Advisee Role and Responsibilities
- Prepare adequately for the advising session.
- Know the adviser’s office hours. Contact and make an appointment with the adviser when required or when in need of assistance. If the student finds it impossible to keep the appointment, the student will notify the adviser.
- Become knowledgeable about institutional policies, procedures, and requirements.
- Follow through on actions identified during each session, especially referrals.
- Clarify personal values, abilities, interests, and goals.
- Accept final responsibility for all decisions.
The Art of Referrals: When, How, and To Whom?
Good advisers recognize the need for making referrals; however, many are uncertain as to when, how, and to do it. This section is an attempt to provide you with the basic procedures for referring to other resources on or off campus.
When to Consider a Change in Faculty Adviser Assignment
- You feel that unresolved personality differences between you and the student significantly interrupt the advising process.

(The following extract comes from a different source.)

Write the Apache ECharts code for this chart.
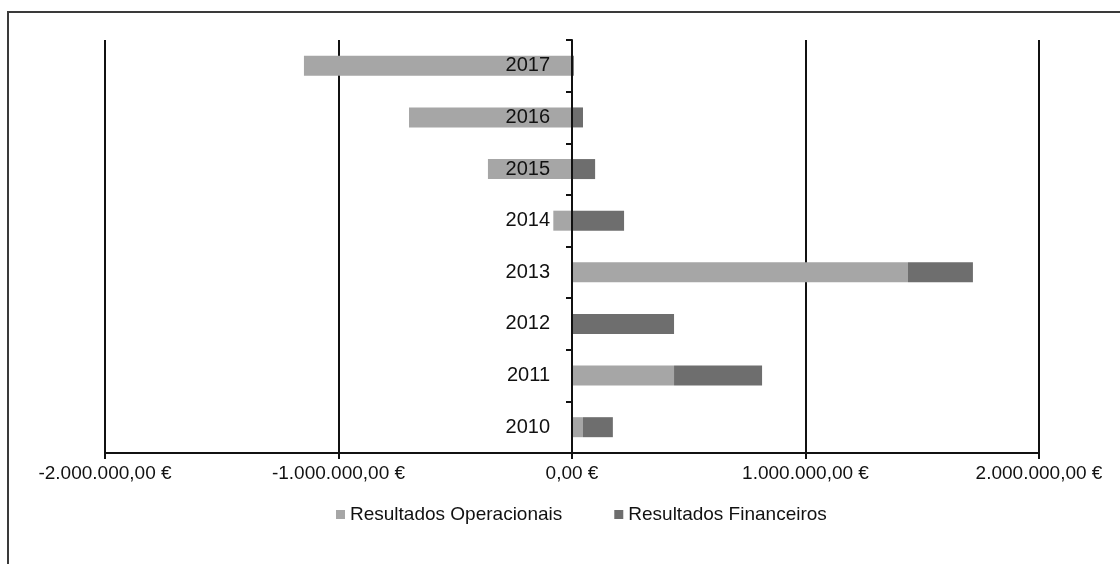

- After a period of time, you do not believe your communication with the student is effective.
When to Refer to Other Resources
- The problem is personal and you know the student on a personal basis (i.e. relative of a friend, neighbor, etc.).
- The student is reluctant to discuss the problem with you.
- The student presents problems or requests for information beyond your level of competence.
How to Refer
- Refer the student to a specific person whenever possible rather than to an office or agency in general. Familiarity with the personnel and the function of each office will help you to determine the right person to select for each situation. The list of appropriate individuals on this campus follows this section.
- If appropriate and possible, offer to assist the student in making an appointment with a specific person at the office. This may give important help to an already overly anxious student.
- Unless appropriate, do not transmit information about the student to the referral source in the presence of the student. This may create the feeling that everyone on campus knows the particular problem. Always secure the student’s permission before relating personal information to other campus officials.
- When the student returns from the referral, inquiring as to whether or not he/she kept his appointment is usually enough for the student to volunteer whatever information is necessary to continue your working relationship as an adviser.